We blogged about sharing services in a decentralised business context recently, and explained why we think why these should be IT-Based for speedy delivery. This is not to say that all shared services projects worldwide have been resounding successes. This is often down to the lack of a solid business case up front. We decided to lay out the logic behind this process.

Management Overview ? The overview includes a clear definition of why the current situation is unacceptable, the anticipated benefits of sharing, and an implementation plan were it to go ahead. The project should not proceed until the stakeholders have considered and agreed on this.

Alternatives Considered ? The next stage is to get closer to the other options in order to determine whether an alternative might perhaps be preferable. Substitutes for shared services are often doing nothing, improving the current method, and outsourcing the service to a third party.

The Bottom Line in Business ? Sharing services comes at an initial cost of infrastructure changes, and the impact on human capital (the latter deserves its own blog). The following need careful consideration from the financial angle:

Numbers to Work Through

  • Manpower to design and roll the project out in parallel with the existing organisation.
  • Capital for creating facilities at the central point including civil works, furniture and equipment and IT infrastructure.
  • The costs of travel, feeding and accommodation. These can be significant depending on the time that implementation takes.
  • The opportunity loss of diverting key staff – and the cost of temporary replacements – if appointing line staff to the project team.
  • Crystal-clear project metrics including (a) the direct, realisable savings (b) the medium and long-term effects on profit and (c) where to deploy the savings

Risk Management

Shared services projects don’t go equally smoothly, although planning should reduce the risk to manageable levels. Nonetheless it is important to imagine potential snags, decide how to mitigate them and what the cost might be.

We believe in implementing shared services on a pilot basis in the business unit that eventually provides them.
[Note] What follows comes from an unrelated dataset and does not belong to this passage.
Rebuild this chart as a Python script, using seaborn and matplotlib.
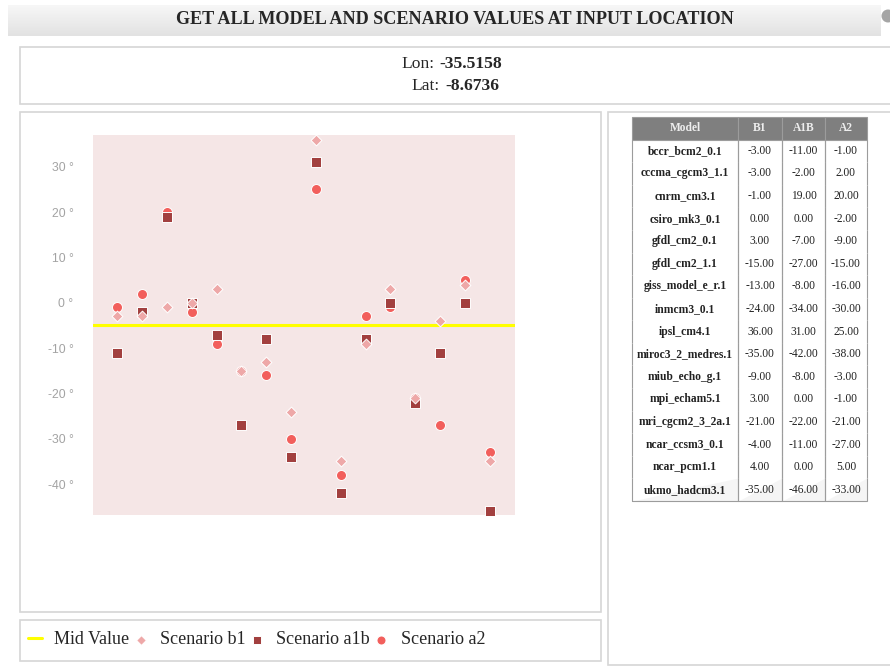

We recommend building these out to other branches only when new processes are working smoothly.

Moving On From a Decision

We recommend you revisit your management overview, the logic behind it, the assumptions you made, and the costs and benefits you envisage before deciding to go ahead

The final step in proving a business case is doable should be fleshing out your roadmap into a detailed operations plan with dependencies on a spreadsheet.